Larb is a complimentary dish for sticky rice. This dish is a type of minced meat salad and is widely considered to be the national dish of Laos. You can find Larb made with chicken, beef, duck, fish, or pork. It is usually flavoured with fish sauce, lime juice, fermented fish juice, ground rice, and fresh herbs. It comes with a few chili peppers, which you can avoid eating if you cannot handle spicy food. (See the recipe below)

Delicious Baguettes (a long, thin type of bread of French origin) are also commonly found on many streets in Laos. This baguette sandwiches largely resemble a Vietnamese Banh Mi, but instead of using cilantro and pickles, the Lao version consists of watercress, grated carrots, and a good amount of chilegarlic sauce. It is a quick meal that you can enjoy on the go for breakfast or lunch. Laos Star Recipe: Chicken Larb Sometimes traveling can be expensive, but we have the next best option! With this staple Laos recipe, you can easily transport your taste buds to the magnificent views and buzzing streets.
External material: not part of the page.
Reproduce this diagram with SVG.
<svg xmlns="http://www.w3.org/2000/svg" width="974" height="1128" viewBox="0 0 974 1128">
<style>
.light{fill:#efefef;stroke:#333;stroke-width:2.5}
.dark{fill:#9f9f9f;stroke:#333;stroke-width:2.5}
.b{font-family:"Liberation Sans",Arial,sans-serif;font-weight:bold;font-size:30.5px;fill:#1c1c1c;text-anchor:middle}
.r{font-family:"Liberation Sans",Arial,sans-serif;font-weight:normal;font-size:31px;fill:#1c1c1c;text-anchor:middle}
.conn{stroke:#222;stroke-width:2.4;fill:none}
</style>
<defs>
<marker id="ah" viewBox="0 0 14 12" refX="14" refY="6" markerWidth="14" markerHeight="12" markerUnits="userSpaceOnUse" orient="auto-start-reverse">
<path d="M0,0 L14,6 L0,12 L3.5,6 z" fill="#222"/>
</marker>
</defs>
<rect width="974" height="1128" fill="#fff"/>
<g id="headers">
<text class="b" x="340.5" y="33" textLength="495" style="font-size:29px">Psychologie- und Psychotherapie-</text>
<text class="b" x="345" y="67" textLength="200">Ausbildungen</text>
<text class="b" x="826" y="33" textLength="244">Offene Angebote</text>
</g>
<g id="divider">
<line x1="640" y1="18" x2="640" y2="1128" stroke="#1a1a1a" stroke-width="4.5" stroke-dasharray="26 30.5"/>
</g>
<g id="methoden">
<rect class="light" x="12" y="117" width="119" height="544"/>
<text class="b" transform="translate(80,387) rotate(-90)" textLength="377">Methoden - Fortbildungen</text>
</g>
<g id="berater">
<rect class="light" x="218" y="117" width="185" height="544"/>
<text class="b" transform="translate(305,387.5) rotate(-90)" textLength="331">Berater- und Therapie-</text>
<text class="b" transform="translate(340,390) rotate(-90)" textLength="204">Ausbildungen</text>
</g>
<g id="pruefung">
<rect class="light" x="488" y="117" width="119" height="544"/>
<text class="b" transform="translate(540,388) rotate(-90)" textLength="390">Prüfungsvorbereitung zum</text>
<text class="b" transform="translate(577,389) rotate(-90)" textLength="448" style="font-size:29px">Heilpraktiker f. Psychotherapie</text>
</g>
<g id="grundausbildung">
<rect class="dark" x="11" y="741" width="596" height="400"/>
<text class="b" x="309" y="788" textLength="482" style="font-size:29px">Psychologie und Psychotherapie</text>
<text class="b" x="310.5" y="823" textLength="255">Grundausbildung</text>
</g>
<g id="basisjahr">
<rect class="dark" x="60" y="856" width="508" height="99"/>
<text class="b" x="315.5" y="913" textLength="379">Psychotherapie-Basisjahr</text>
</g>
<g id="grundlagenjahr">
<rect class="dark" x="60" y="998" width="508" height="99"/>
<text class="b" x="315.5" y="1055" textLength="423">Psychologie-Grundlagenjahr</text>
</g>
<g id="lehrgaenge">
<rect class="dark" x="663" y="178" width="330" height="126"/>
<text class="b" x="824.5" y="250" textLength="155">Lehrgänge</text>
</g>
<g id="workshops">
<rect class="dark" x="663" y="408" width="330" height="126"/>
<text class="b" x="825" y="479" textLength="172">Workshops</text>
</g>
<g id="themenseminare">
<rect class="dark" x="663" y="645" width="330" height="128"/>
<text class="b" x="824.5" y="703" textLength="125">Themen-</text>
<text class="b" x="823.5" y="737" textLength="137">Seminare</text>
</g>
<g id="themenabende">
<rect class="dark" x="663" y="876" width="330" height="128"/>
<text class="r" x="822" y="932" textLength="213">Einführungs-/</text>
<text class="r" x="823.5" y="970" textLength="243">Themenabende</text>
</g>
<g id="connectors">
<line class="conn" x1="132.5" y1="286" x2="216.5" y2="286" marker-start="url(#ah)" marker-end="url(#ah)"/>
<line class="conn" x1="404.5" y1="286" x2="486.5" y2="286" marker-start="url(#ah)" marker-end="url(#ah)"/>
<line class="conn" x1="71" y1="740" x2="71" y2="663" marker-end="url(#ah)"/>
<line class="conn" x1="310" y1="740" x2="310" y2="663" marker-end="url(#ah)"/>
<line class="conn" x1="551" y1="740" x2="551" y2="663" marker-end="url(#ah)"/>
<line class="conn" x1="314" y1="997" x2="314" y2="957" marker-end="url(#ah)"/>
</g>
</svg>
This is our favourite: Ingredients

  • 1 pound of ground chicken
  • ½ cup of cooked chicken skin, sliced (found at Asian markets)
  • 1 tablespoon of cooking oil
  • cup shallots (sliced)
  • ¼ cup cilantro (roughly chopped)
  • ¼ cup mint (roughly chopped)
  • 2 spring onions (sliced)
  • 2 Thai chilies (finely sliced)
  • white pepper
  • cup roasted peanuts (unsalted, chopped roughly)
  • 1 lime, juiced
  • 2 inches. pieces of lemon grass
  • 2 cloves garlic, minced
  • 1 tablespoon of crushed dried chilli
  • 1 romaine lettuce (optional)


Step 1 – Get ready for the scallions, cilantro, spearmint, chilis, lemongrass, and chilis. First, ensure that you have minced the scallions, cilantro, spearmint, and garlic.

Step 2 – Add the chicken to a pan along with about ½ cup of water. Spread the chicken evenly across the pan. Turn on the heat to medium and bring to a simmer without stirring. Let it simmer for 1 minute before carefully flipping over the ground chicken. Gently break it into small chunks. You’re looking for it to clump together and not turn into mush. Break up any large clumps with the back of a wooden spoon. After about 5 minutes, when you can see no pink from the chicken, remove from the heat and leave to cool completely.

Step 3 – Once cooled, drain the excess water from the chicken. Tip the chicken into a bowl. Stir in the shallots, cilantro, mint, spring onions, chilies, kaffir lime leaf, and white pepper. Pour in the dressing and stir well. Next, add in the padaek (fermented fish sauce).

Decant to a serving bowl or platter and scatter generously with the chopped peanuts.

Serve at room temperature with romaine lettuce leaves (optional) to make cups. On the side, serve lime wedges and some fantastic sticky rice.

The fun and adventures in Laos are endless, and we will note this down as one of our favourite travel locations and hope that we have at least convinced you to consider the same. Happy travelling and happy cooking!